1. The unit vectors of each plane's normal vector:

zVec1 = rand(1,3); zVec1 = zVec1/norm(zVec1) zVec2 = rand(1,3); zVec2 = zVec2/norm(zVec2)

2. The "height" of each triangle (ie, the distance from your cone plane to the global origin:

ht1 = 10 ht2 = 7

3. The "width" of each triangle (ie, the radius of each cone):

wdth1 = 2 wdth2 = 3

Now you've got all you need to calculate the apex angle of each cone (ie, between the cone wall and the normal vector):

ang1 = atand(wdth1/ht1) ang2 = atand(wdth2/ht2)

And the angle between the two plane normal vectors:

twoVecDotProd = dot(zVec1,zVec2) angBetweenNormVecs = acosd(twoVecDotProd)

Now you've got your result:

conesIntersect = twoVecDotProd>0 && ang1+ang2 >= angBetweenNormVecs

Does that work for you?

Sven.

Doctor61
on 7 Feb 2013

Hi Sven, thanks again for your valuable help.

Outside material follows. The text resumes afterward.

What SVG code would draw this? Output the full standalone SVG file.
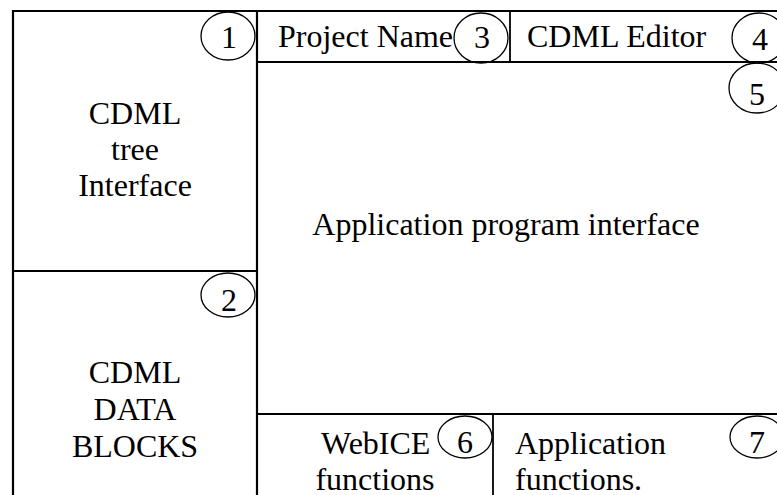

This method is a very smart solution to my problem. But I have tried it on some random samples and it seems it does not perform correctly. BTW I have two questions about it: first, when you say "width of each triangle (ie, the radius of each cone)", do you basically mean the diameter of the circles I have as the base of the cones? Cause later you divide it by 2, in order to find the apex angle.

Also, I am a bit confused why you chose the inequality so that there is an intersection when ang1+ang2 is larger than angBetweenNormVecs, I would have assumed the opposite. Needless to say, I tried the opposite too and in some random runs it yields a wrong answer.

Sven
on 7 Feb 2013

Oh, sorry, yes, I meant "diameter". I've updated the solution above to use the word "radius" and to **not** divide this by two.

Sven
on 7 Feb 2013

Think of it this way, when *angBetweenNormVecs* is very small, the cones are pointing in the same direction and are more likely to intersect. When the *ang1* or *ang2* of the cones gets larger, that means that the cones are covering more space, and are similarly more likely to intersect. The greater-than sign is pointing the right way, and I'm quite confident that the above algorithm works correctly.

Anyway, it will **always** be better to show a specific example (with code to set up your zVecs/hts/wdths) rather than say that random samples don't work...

Thanks, Sven.

## 1 Comment

## Cedric Wannaz

Direct link to this comment:http://www.mathworks.com/matlabcentral/answers/62400#comment_127407

EDIT:discard this comment; I wrote it before realizing that your cones have both their tip at the origin.You will probably find a lib. that does it, but if you had to do it "by hand".. you could start by computing the distance between the axes of both cones. This is done by computing the scalar product between a vector made of two arbitrary points from the two axes respectively and a unit vector orthogonal to the two axes. You get the latter by normalizing the cross product between two arbitrary directional vectors defining the two axes.

It would not be too complicated then to find radii of both solid angles at closest locations between the two axes. However, what you call "overlapping" is vague. If the two cones have an intersect, its geometry will be quite complicated.